By Jamal H. Maherea

Accepting yourself means embracing who you are, your strengths, weaknesses, flaws, and all—without judgment or the need to conform to others’ expectations. It involves recognizing and being at peace with your true self, including your emotions, thoughts, values, and experiences, while understanding that you’re always evolving and growing. Accepting yourself can be challenging for several reasons, many of which are rooted in personal, societal, and psychological factors:
1. Societal Expectations and Pressure
Society often imposes rigid standards about how people should look, behave, and succeed. Whether it’s through social media, cultural norms, or peer pressure, these expectations can make it difficult to feel “enough” as you are. The constant comparison to others can lead to self-doubt and a feeling that you need to change to be accepted or valued.
2. Fear of Judgment or Rejection
Many people fear that if they embrace who they truly are, others will reject them. This can lead to hiding certain aspects of oneself or trying to conform to what is considered “normal” or acceptable, even if it feels inauthentic.
3. Internalized Criticism
Over time, people can internalize negative messages they’ve received from others, whether from childhood, relationships, or social influences. These critical voices often become part of one’s self-talk, making it hard to see one’s worth clearly.
4. Perfectionism
The belief that you need to be perfect to be worthy of love, success, or happiness can prevent self-acceptance. People who struggle with perfectionism often set unattainable standards for themselves, leading to frustration and self-criticism when they inevitably fall short.
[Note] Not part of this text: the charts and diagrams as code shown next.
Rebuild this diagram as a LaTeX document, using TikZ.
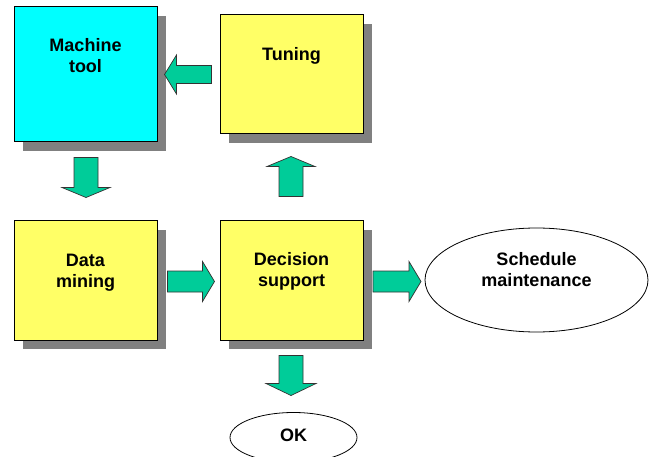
\documentclass[tikz,border=0pt]{standalone}
\usepackage{fontspec}
\setmainfont{Liberation Sans}
\usetikzlibrary{calc,shapes.geometric,shadows}

\definecolor{boxcyan}{RGB}{0,255,255}
\definecolor{boxyellow}{RGB}{255,255,102}
\definecolor{arrowgreen}{RGB}{0,204,153}
\definecolor{shadowgray}{RGB}{128,128,128}

% block arrow: #1 tail point, #2 direction angle, #3 length,
% #4 half shaft width, #5 half head width, #6 head length
\newcommand{\blockarrow}[6]{%
  \draw[arrowbody, shift={#1}, rotate=#2]
    (0,-#4) -- ({#3-#6},-#4) -- ({#3-#6},-#5) -- (#3,0)
    -- ({#3-#6},#5) -- ({#3-#6},#4) -- (0,#4) -- cycle;}

% two-line centred label, anchored at the baseline of its first line
\newcommand{\lbl}[1]{\begin{tabular}[t]{@{}c@{}}#1\end{tabular}}

\begin{document}
\begin{tikzpicture}[x=1pt, y=-1pt,
  procbox/.style={rectangle, draw=black, line width=1pt, inner sep=0pt,
    minimum width=143pt,
    general shadow={fill=shadowgray, shadow xshift=9pt, shadow yshift=-9pt}},
  outcome/.style={ellipse, draw=black, line width=0.8pt, fill=white, inner sep=0pt},
  arrowbody/.style={fill=arrowgreen, draw=black!80, line width=0.7pt, line join=miter},
  caption/.style={anchor=base, inner sep=0pt,
    font=\fontsize{18}{21}\selectfont\bfseries}]

\useasboundingbox (0,0) rectangle (653,457);

% process boxes
\node[procbox, fill=boxcyan,   minimum height=135pt] (mt) at (85.5,74.5) {};
\node[procbox, fill=boxyellow, minimum height=119pt] (tu) at (291.5,74.5) {};
\node[procbox, fill=boxyellow, minimum height=119pt] (dm) at (85.5,280.5) {};
\node[procbox, fill=boxyellow, minimum height=119pt] (ds) at (291.5,280.5) {};

% outcomes
\node[outcome, minimum width=223pt, minimum height=104pt] (sm) at (536.5,280) {};
\node[outcome, minimum width=127pt, minimum height=50pt]  (ok) at (293.5,437.5) {};

% labels
\node[caption] (mt-t) at (85.5,52)  {\lbl{Machine\\tool}};
\node[caption] (tu-t) at (291.5,61) {\lbl{Tuning}};
\node[caption] (dm-t) at (85.5,266) {\lbl{Data\\mining}};
\node[caption] (ds-t) at (291.5,265) {\lbl{Decision\\support}};
\node[caption] (sm-t) at (536.5,265.5) {\lbl{Schedule\\maintenance}};
\node[caption] (ok-t) at (293.5,441) {\lbl{OK}};

% flow arrows
\blockarrow{($(tu.west)+(-8,0)$)}{180}{47}{9}{19.5}{12}
\blockarrow{($(mt.south)+(0.5,15)$)}{-90}{40}{12}{24}{10}
\blockarrow{($(dm.east)+(10,1)$)}{0}{47}{10.5}{20}{12}
\blockarrow{($(ds.north)+(-0.5,-24)$)}{90}{40}{12}{24}{10}
\blockarrow{($(ds.east)+(9.5,1)$)}{0}{48}{10.5}{20}{12}
\blockarrow{($(ds.south)+(-0.5,15)$)}{-90}{40}{12}{25}{12}

\end{tikzpicture}
\end{document}
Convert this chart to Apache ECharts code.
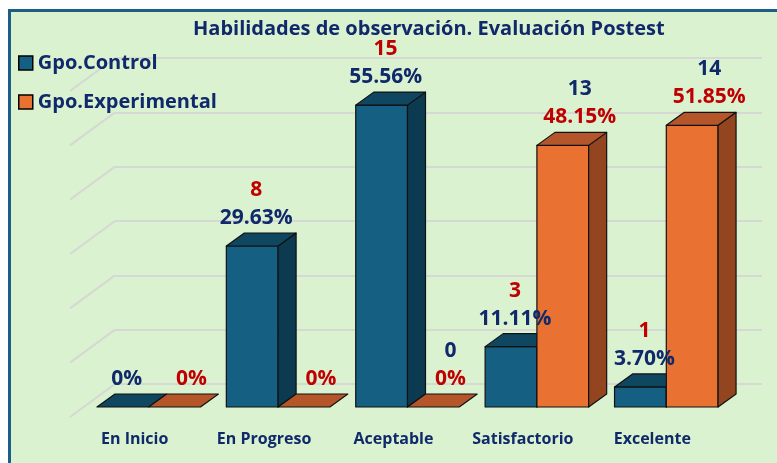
<!DOCTYPE html>
<html>
<head>
<meta charset="utf-8">
<script src="https://cdn.jsdelivr.net/npm/echarts@6/dist/echarts.min.js"></script>
<style>
    html, body { margin: 0; padding: 0; background: #fff; }
    #container { width: 777px; height: 463px; }
</style>
</head>
<body>
<div id="container"></div>
<script>
// datos
var categories = ['En Inicio', 'En Progreso', 'Aceptable', 'Satisfactorio', 'Excelente'];
var controlPct = [0, 29.63, 55.56, 11.11, 3.70];
var experimentalPct = [0, 0, 0, 48.15, 51.85];
var controlCount = [null, 8, 15, 3, 1];
var experimentalCount = [null, null, 0, 13, 14];
var wallTicks = [0, 10, 20, 30, 40, 50, 60];

var NAVY = '#10296a';
var RED = '#c00000';
var FONT = '"Open Sans"';
// profundidad de las barras y del piso (px)
var DX = 18, DY = 13;
var WX = 45, WY = 33;

var myChart = echarts.init(document.getElementById('container'));

function barRenderer(side, face, top, flank) {
    return function (params, api) {
        var i = api.value(0), v = api.value(1);
        var base = api.coord([i, 0]);
        var head = api.coord([i, v]);
        var w = api.size([1, 0])[0] * 0.4;
        var x0 = side < 0 ? base[0] - w : base[0];
        var x1 = x0 + w;
        var yb = base[1], yt = head[1];
        var line = { stroke: '#111', lineWidth: 1.2, lineJoin: 'round' };
        var children = [];
        if (yb - yt > 0.5) {
            children.push({
                type: 'rect',
                shape: { x: x0, y: yt, width: w, height: yb - yt },
                style: Object.assign({ fill: face }, line)
            });
            children.push({
                type: 'polygon',
                shape: { points: [[x1, yt], [x1 + DX, yt - DY], [x1 + DX, yb - DY], [x1, yb]] },
                style: Object.assign({ fill: flank }, line)
            });
        }
        children.push({
            type: 'polygon',
            shape: { points: [[x0, yt], [x0 + DX, yt - DY], [x1 + DX, yt - DY], [x1, yt]] },
            style: Object.assign({ fill: top }, line)
        });
        return { type: 'group', children: children };
    };
}

function labelRenderer(side, counts, pctColor, countColor, nudge) {
    return function (params, api) {
        var i = api.value(0), v = api.value(1);
        var base = api.coord([i, 0]);
        var head = api.coord([i, v]);
        var w = api.size([1, 0])[0] * 0.4;
        var cx = base[0] + side * w / 2 + nudge;
        var y = head[1] - DY - 15;
        var pct = v === 0 ? '0%' : v.toFixed(2) + '%';
        var font = 'bold 21px ' + FONT;
        var children = [{
            type: 'text',
            style: { text: pct, x: cx, y: y, align: 'center', verticalAlign: 'middle', fill: pctColor, font: font }
        }];
        if (counts[i] !== null) {
            children.push({
                type: 'text',
                style: { text: String(counts[i]), x: cx, y: y - 28, align: 'center', verticalAlign: 'middle', fill: countColor, font: font }
            });
        }
        return { type: 'group', children: children };
    };
}

function pairs(arr) {
    return arr.map(function (v, i) { return [i, v]; });
}

option = {
    backgroundColor: '#ffffff',
    animation: false,
    graphic: [{
        type: 'rect',
        z: -10,
        shape: { x: 9.5, y: 10.5, width: 800, height: 480 },
        style: { fill: '#daf2d0', stroke: '#1b5e86', lineWidth: 3 }
    }],
    title: {
        text: 'Habilidades de observación. Evaluación Postest',
        left: 188,
        top: 14,
        textStyle: { color: NAVY, fontFamily: FONT, fontWeight: 'bold', fontSize: 20 }
    },
    legend: {
        orient: 'vertical',
        left: 18,
        top: 53,
        padding: 0,
        itemWidth: 14,
        itemHeight: 14,
        itemGap: 19,
        icon: 'rect',
        data: ['Gpo.Control', 'Gpo.Experimental'],
        itemStyle: { borderColor: '#000', borderWidth: 1.5 },
        textStyle: { color: NAVY, fontFamily: FONT, fontWeight: 'bold', fontSize: 20 }
    },
    grid: [
        { left: 115, top: 58, width: 647, height: 326 },   // pared
        { left: 84, top: 81, width: 647, height: 326 },    // frente de barras
        { left: 70, top: 91, width: 647, height: 326 }     // borde del piso
    ],
    xAxis: [
        { type: 'value', gridIndex: 0, min: 0, max: 1, show: false },
        { type: 'category', gridIndex: 1, data: categories, show: false },
        {
            type: 'category', gridIndex: 2, data: categories,
            axisLine: { show: false }, axisTick: { show: false },
            axisLabel: {
                interval: 0, hideOverlap: false,
                color: NAVY, fontFamily: FONT, fontWeight: 'bold', fontSize: 16, margin: 14
            }
        }
    ],
    yAxis: [
        {
            type: 'value', gridIndex: 0, min: 0, max: 60, interval: 10,
            axisLine: { show: false }, axisTick: { show: false }, axisLabel: { show: false },
            splitLine: { lineStyle: { color: '#d5d8d3', width: 2 } }
        },
        { type: 'value', gridIndex: 1, min: 0, max: 60, show: false },
        { type: 'value', gridIndex: 2, min: 0, max: 60, show: false }
    ],
    series: [
        {
            type: 'custom',
            xAxisIndex: 0, yAxisIndex: 0,
            silent: true,
            data: wallTicks.map(function (v) { return [0, v]; }),
            renderItem: function (params, api) {
                var p = api.coord([0, api.value(1)]);
                return {
                    type: 'line',
                    shape: { x1: p[0], y1: p[1], x2: p[0] - WX, y2: p[1] + WY },
                    style: { stroke: '#d5d8d3', lineWidth: 2 }
                };
            }
        },
        {
            name: 'Gpo.Control',
            type: 'custom',
            xAxisIndex: 1, yAxisIndex: 1,
            z: 3,
            itemStyle: { color: '#156082' },
            data: pairs(controlPct),
            renderItem: barRenderer(-1, '#156082', '#0f4761', '#0c3a50')
        },
        {
            name: 'Gpo.Experimental',
            type: 'custom',
            xAxisIndex: 1, yAxisIndex: 1,
            z: 4,
            itemStyle: { color: '#e97132' },
            data: pairs(experimentalPct),
            renderItem: barRenderer(1, '#e97132', '#b5562a', '#934520')
        },
        {
            type: 'custom',
            xAxisIndex: 1, yAxisIndex: 1,
            z: 10,
            silent: true,
            data: pairs(controlPct),
            renderItem: labelRenderer(-1, controlCount, NAVY, RED, 4)
        },
        {
            type: 'custom',
            xAxisIndex: 1, yAxisIndex: 1,
            z: 10,
            silent: true,
            data: pairs(experimentalPct),
            renderItem: labelRenderer(1, experimentalCount, RED, NAVY, 17)
        }
    ]
};
myChart.setOption(option);
</script>
</body>
</html>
5. Past Traumas or Experiences
Difficult or painful experiences in the past, such as rejection, failure, or trauma, can shape how a person views themselves. These experiences can leave lasting emotional scars, making it hard to fully embrace and accept oneself.
6. Fear of Change or Growth
Self-acceptance often requires acknowledging aspects of yourself that may need growth or healing. This process can be uncomfortable because it involves facing vulnerabilities and shortcomings. For some, it’s easier to stay in a state of denial or avoidance.
7. Low Self-Esteem
When someone has low self-esteem, they may struggle to see their positive traits and abilities. This negative self-perception creates a barrier to self-acceptance, as the person may feel they are not good enough or worthy of acceptance.

8. Cultural or Family Conditioning
In some cultures or families, individuals are taught to prioritize others’ needs over their own, or to adhere strictly to specific roles or identities. This conditioning can make it difficult to accept yourself, especially if your true self doesn’t align with these expectations. Overcoming these challenges involves a combination of self-compassion, personal growth, and often, a willingness to challenge societal norms and internalized beliefs. Accepting yourself is a gradual process, but it can lead to greater emotional well-being, resilience, and inner peace. Keep it up and don’t give up.